In that case, the officers had believed they were under fire when they shot at the vehicle the three men were riding in, but the men were unarmed. The victims’ families have filed a $25-million lawsuit against the city and the department.
Monday evening, dozens of residents, family members, friends and community activists gathered outside Wicks’ apartment complex to protest his shooting, chanting “Enough is enough.” They said they planned to attend tonight’s City Council meeting to register their outrage.
Dorothy Nelson, Wicks’ grandmother, described him as an honest and hardworking man. She said Wicks, who worked for the U.S. Postal Service, had two daughters, ages 12 and 2.
“It’s very sad that our system is so poor that they would put a police officer that just shot someone” back on the street, she said, referring to Ragan, who returned to work last month.
The Rev. Cecil L. “Chip” Murray, former pastor of the First African Methodist Episcopal Church in Los Angeles, said “justice is in a waiting mode.”
“I hope the system will be true to the best that is within us,” he said.
Reached at his home, Paul Edwards, cousin of Michael Byoune, said he also was upset that Ragan had returned to work so soon after the May shooting. He questioned the department’s rationale for putting him back on patrol while an investigation is still underway.
“It’s astonishing that with Brian Ragan’s recent history that he would be back on the force,” Edwards said.
Inglewood Police Chief Jacqueline Seabrooks was on vacation and unavailable for comment. But Irvine, the Inglewood captain, said a psychologist had cleared Ragan for active duty and that the department had concurred. She said every officer-involved shooting is handled differently based on the circumstances.
But generally, she said, officers are allowed to return to work “as long as criminal charges are not pending and there are no extenuating circumstances.” She said the department doesn’t always wait until an investigation is complete because that could take six months or more.
The Los Angeles Police Department operates under a similar policy. Officers who fire their weapons are immediately reassigned pending a 72-hour review of the shooting, officials said.

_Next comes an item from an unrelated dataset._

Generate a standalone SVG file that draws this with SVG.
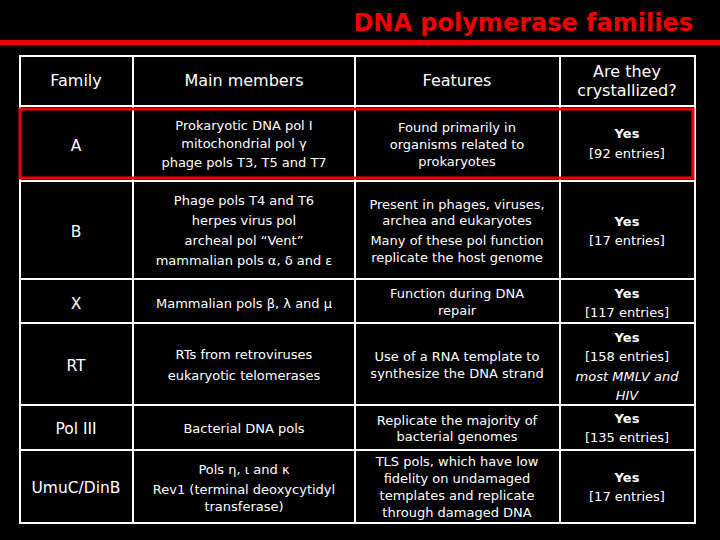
<svg xmlns="http://www.w3.org/2000/svg" width="720" height="540" viewBox="0 0 720 540">
<style>
text{font-family:"DejaVu Sans","Noto Sans",sans-serif;fill:#fff;text-anchor:middle;font-size:13px}
.h{font-size:16px}
.f{font-size:15.5px}
.b{font-weight:bold}
.i{font-style:italic}
.g line{stroke:#fff;stroke-width:2}
</style>
<rect width="720" height="540" fill="#000"/>
<text x="693" y="31" style="font-size:24px;font-weight:bold;fill:#e00;text-anchor:end;font-family:'DejaVu Sans',sans-serif">DNA polymerase families</text>
<rect x="0" y="40" width="720" height="5" fill="#e00"/>
<g class="g">
<rect x="20" y="56" width="675" height="467" fill="none" stroke="#fff" stroke-width="2"/>
<line x1="133" y1="56" x2="133" y2="523"/>
<line x1="355" y1="56" x2="355" y2="523"/>
<line x1="560" y1="56" x2="560" y2="523"/>
<line x1="20" y1="106" x2="695" y2="106"/>
<line x1="20" y1="181" x2="695" y2="181"/>
<line x1="20" y1="279" x2="695" y2="279"/>
<line x1="20" y1="323" x2="695" y2="323"/>
<line x1="20" y1="405" x2="695" y2="405"/>
<line x1="20" y1="450" x2="695" y2="450"/>
</g>
<g id="header">
<text class="h" x="76" y="86">Family</text>
<text class="h" x="244" y="86">Main members</text>
<text class="h" x="457" y="86">Features</text>
<text class="h" x="627" y="77">Are they</text>
<text class="h" x="627" y="96">crystallized?</text>
</g>
<g id="rowA">
<text class="f" x="76" y="151">A</text>
<text x="244" y="130">Prokaryotic DNA pol I</text>
<text x="244" y="148">mitochondrial pol γ</text>
<text x="244" y="167">phage pols T3, T5 and T7</text>
<text x="457" y="132">Found primarily in</text>
<text x="457" y="149">organisms related to</text>
<text x="457" y="166">prokaryotes</text>
<text class="b" x="627" y="138">Yes</text>
<text x="627" y="158">[92 entries]</text>
</g>
<rect x="20" y="109" width="673" height="69" fill="none" stroke="#e00" stroke-width="3"/>
<g id="rowB">
<text class="f" x="76" y="237">B</text>
<text x="244" y="205">Phage pols T4 and T6</text>
<text x="244" y="225">herpes virus pol</text>
<text x="244" y="245">archeal pol “Vent”</text>
<text x="244" y="265">mammalian pols α, δ and ε</text>
<text x="457" y="209">Present in phages, viruses,</text>
<text x="457" y="225">archea and eukaryotes</text>
<text x="457" y="245">Many of these pol function</text>
<text x="457" y="262">replicate the host genome</text>
<text class="b" x="627" y="226">Yes</text>
<text x="627" y="245">[17 entries]</text>
</g>
<g id="rowX">
<text class="f" x="76" y="309">X</text>
<text x="244" y="308">Mammalian pols β, λ and μ</text>
<text x="457" y="298">Function during DNA</text>
<text x="457" y="315">repair</text>
<text class="b" x="627" y="298">Yes</text>
<text x="627" y="317">[117 entries]</text>
</g>
<g id="rowRT">
<text class="f" x="76" y="371">RT</text>
<text x="244" y="359">RTs from retroviruses</text>
<text x="244" y="380">eukaryotic telomerases</text>
<text x="457" y="361">Use of a RNA template to</text>
<text x="457" y="378">synthesize the DNA strand</text>
<text class="b" x="627" y="342">Yes</text>
<text x="627" y="361">[158 entries]</text>
<text class="i" x="627" y="381">most MMLV and</text>
<text class="i" x="627" y="400">HIV</text>
</g>
<g id="rowPol3">
<text class="f" x="76" y="434">Pol III</text>
<text x="244" y="433">Bacterial DNA pols</text>
<text x="457" y="425">Replicate the majority of</text>
<text x="457" y="441">bacterial genomes</text>
<text class="b" x="627" y="423">Yes</text>
<text x="627" y="442">[135 entries]</text>
</g>
<g id="rowUmuC">
<text class="f" x="76" y="493">UmuC/DinB</text>
<text x="244" y="474">Pols η, ι and κ</text>
<text x="244" y="494">Rev1 (terminal deoxycytidyl</text>
<text x="244" y="511">transferase)</text>
<text x="457" y="466">TLS pols, which have low</text>
<text x="457" y="483">fidelity on undamaged</text>
<text x="457" y="500">templates and replicate</text>
<text x="457" y="517">through damaged DNA</text>
<text class="b" x="627" y="482">Yes</text>
<text x="627" y="501">[17 entries]</text>
</g>
</svg>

During that time, they are removed from the field and are required to speak with a department psychologist.
The shooting is reviewed by the police chief, who decides whether the officer should remain restricted or allowed back on patrol pending an investigation, officials said.
Among the criteria considered are the circumstances of the shooting, whether the officer would be recognized and confronted by the public, and whether the officer has been affected physically or emotionally by the incident.
In cases where there are allegations of criminal or administrative wrongdoing, it could take months before an officer is placed back in the field, officials said.
Merrick Bobb, a Los Angeles lawyer who helps monitor and give guidance to police departments around the country, said it was hard to judge whether Ragan should have been back in the field because of the Inglewood’s Police Department’s refusal to be “transparent and accountable.”
“A large dark cloud hangs over the department and has been there for several years, all because of these shootings, beatings and other cases of apparent misconduct,” said Bobb, who also serves as a special counsel to the L.A. County Board of Supervisors. “It may be time for the civil rights division of the U.S. Department of Justice to initiate a ‘pattern or practice’ investigation of the Inglewood P.D. such as occurred in Los Angeles after the Rampart corruption scandal.”
Times staff writer Ari B. Bloomekatz contributed to this report.